Menyedihkan sekali ……
Dan aku sangat tahu bahwa bukan hanya
bekas rumah Pakde dan Bude ku saja yang begitu, tetapi ( mungkin ) semua
pemilik lama akan merasa sedih jika tahu sekarang tempat itu menjadi
seperti sekarang ini. Juga ketika aku kuliah arsitektur, salah satu
tugasku adalah mendesain pemukiman ( untuk mata kuliah studio pemukiman )
ber-KDB rendah dengan arsitektur ‘pertanian’, tetapi ketika aku survey
di sekitar selatan jalan Warung Buncit, ternyata tanah lapang untuk
perumahan ber-KDB rendah itu sudah tidak ada dan beralih menjadi
perumahan padat yang tidak sesuai dengan aturan Pemda Jakarta ……

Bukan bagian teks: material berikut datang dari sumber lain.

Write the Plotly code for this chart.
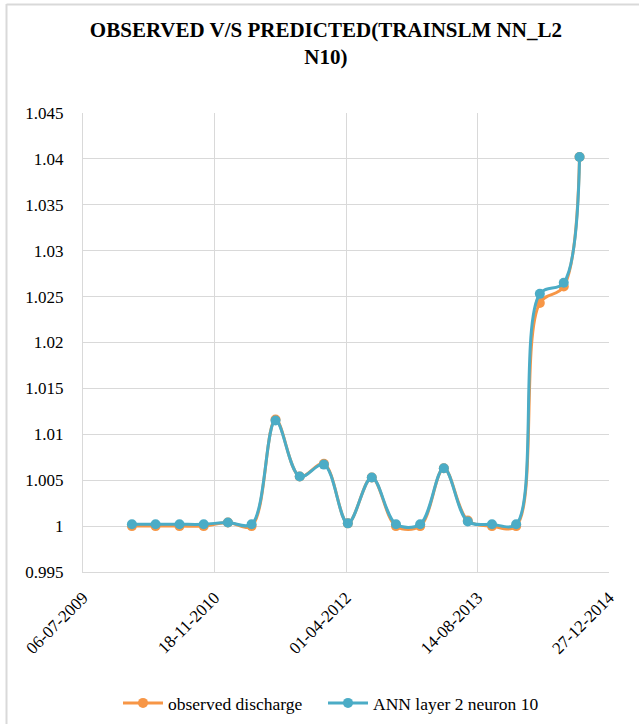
import plotly.graph_objects as go

dates = ["2010-01-08", "2010-04-08", "2010-07-08", "2010-10-08", "2011-01-08",
         "2011-04-08", "2011-07-08", "2011-10-08", "2012-01-08", "2012-04-08",
         "2012-07-08", "2012-10-08", "2013-01-08", "2013-04-08", "2013-07-08",
         "2013-10-08", "2014-01-08", "2014-04-08", "2014-07-08", "2014-09-06"]

observed = [1.0000, 1.0000, 1.0000, 1.0000, 1.0004, 1.0000, 1.0116, 1.0054, 1.0068, 1.0003,
            1.0053, 1.0000, 1.0000, 1.0063, 1.0006, 1.0000, 1.0000, 1.0243, 1.0261, 1.0402]
ann = [1.0002, 1.0002, 1.0002, 1.0002, 1.0004, 1.0002, 1.0115, 1.0054, 1.0067, 1.0003,
       1.0053, 1.0002, 1.0002, 1.0063, 1.0005, 1.0002, 1.0002, 1.0253, 1.0265, 1.0402]

x_tickvals = ["2009-07-06", "2010-11-18", "2012-04-01", "2013-08-14", "2014-12-27"]
x_ticktext = ["06-07-2009", "18-11-2010", "01-04-2012", "14-08-2013", "27-12-2014"]
y_tickvals = [0.995, 1.0, 1.005, 1.01, 1.015, 1.02, 1.025, 1.03, 1.035, 1.04, 1.045]
y_ticktext = ["0.995", "1", "1.005", "1.01", "1.015", "1.02", "1.025", "1.03", "1.035", "1.04", "1.045"]

FONT = "Liberation Serif, Times New Roman, serif"
ORANGE = "#F79646"
BLUE = "#4BACC6"
GRID = "#D9D9D9"

fig = go.Figure()
fig.add_trace(go.Scatter(x=dates, y=observed, name="observed discharge", mode="lines+markers",
                         line=dict(color=ORANGE, width=3, shape="spline", smoothing=1),
                         marker=dict(color=ORANGE, size=10), legend="legend"))
fig.add_trace(go.Scatter(x=dates, y=ann, name="ANN layer 2 neuron 10", mode="lines+markers",
                         line=dict(color=BLUE, width=3, shape="spline", smoothing=1),
                         marker=dict(color=BLUE, size=10), legend="legend2"))

W, H = 639, 724
L, R, T, B = 83, 30, 113, 152
pw, ph = W - L - R, H - T - B

def px(xp):
    return (xp - L) / pw

def py(yp):
    return (H - B - yp) / ph

legend_common = dict(orientation="h", xref="container", xanchor="left",
                     y=1 - 703 / H, yref="container", yanchor="middle",
                     font=dict(family=FONT, size=17.5, color="#000000"),
                     itemwidth=40, bgcolor="rgba(0,0,0,0)")

fig.update_layout(
    width=W, height=H,
    margin=dict(l=L, r=R, t=T, b=B),
    paper_bgcolor="white", plot_bgcolor="white",
    font=dict(family=FONT, size=17, color="#000000"),
    title=dict(text="<b>OBSERVED V/S PREDICTED(TRAINSLM NN_L2<br>N10)</b>",
               x=0.51, xref="container", xanchor="center", y=1 - 37 / H, yanchor="top",
               font=dict(family=FONT, size=21, color="#000000")),
    showlegend=True,
    legend=dict(x=(124 - 6) / W, **legend_common),
    legend2=dict(x=(329 - 6) / W, **legend_common),
    xaxis=dict(type="date", range=["2009-07-06", "2014-12-27"],
               tickmode="array", tickvals=x_tickvals, ticktext=x_ticktext,
               tickangle=-45, showgrid=True, gridcolor=GRID, gridwidth=1,
               showline=True, linecolor=GRID, linewidth=1, ticks="",
               ticklabelstandoff=8,
               zeroline=False, tickfont=dict(family=FONT, size=17)),
    yaxis=dict(range=[0.995, 1.045], tickmode="array", tickvals=y_tickvals, ticktext=y_ticktext,
               showgrid=True, gridcolor=GRID, gridwidth=1,
               showline=True, linecolor=GRID, linewidth=1, ticks="",
               ticklabelstandoff=15, zeroline=False, tickfont=dict(family=FONT, size=17)),
    shapes=[
        dict(type="line", xref="paper", yref="paper", x0=px(6.5), x1=px(6.5), y0=py(4), y1=py(H),
             line=dict(color=GRID, width=2)),
        dict(type="line", xref="paper", yref="paper", x0=px(6.5), x1=px(W), y0=py(4.5), y1=py(4.5),
             line=dict(color=GRID, width=2)),
    ],
)

fig.write_html("out.html")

Pak Jokowi memang berhasil mengatur PKL
di sekitar pasarnya Pasar Minggu, tetapi mungkinkah pak Jokowi bisa
menertibkan pembangunan fisik wilayah Pasar Minggu, terutama dari jalan
Warung Buncit ke arah KB Ragunan? Kemacetan dari arah ujung Warung
Buncit sekitar Mamang Prapatan ke KB Ragunan benar2 sangat membuat
perguliran kegiatan menjadi terhambat. Karena memang sebagian Warung
Buncit masuk daerah Mampang Prapatan, sebagian lagi yang di selatan
masuk daerah Pasar minggu.
Juga daerah2 Pasar minggu pelosok,
jalan2 antar daerah2 lain seperti ke Kemang. Sebagian besar sudah
berubah. Tanah kebon yang luas yang dulunya selalu ada poho2 buah,
tetapi sekarang sebagian besar berganti dengan ruko, restauran atau
tempat2 bisnis lainnya. Dan pohon2 buah yang dulu menjadi ‘trade mark’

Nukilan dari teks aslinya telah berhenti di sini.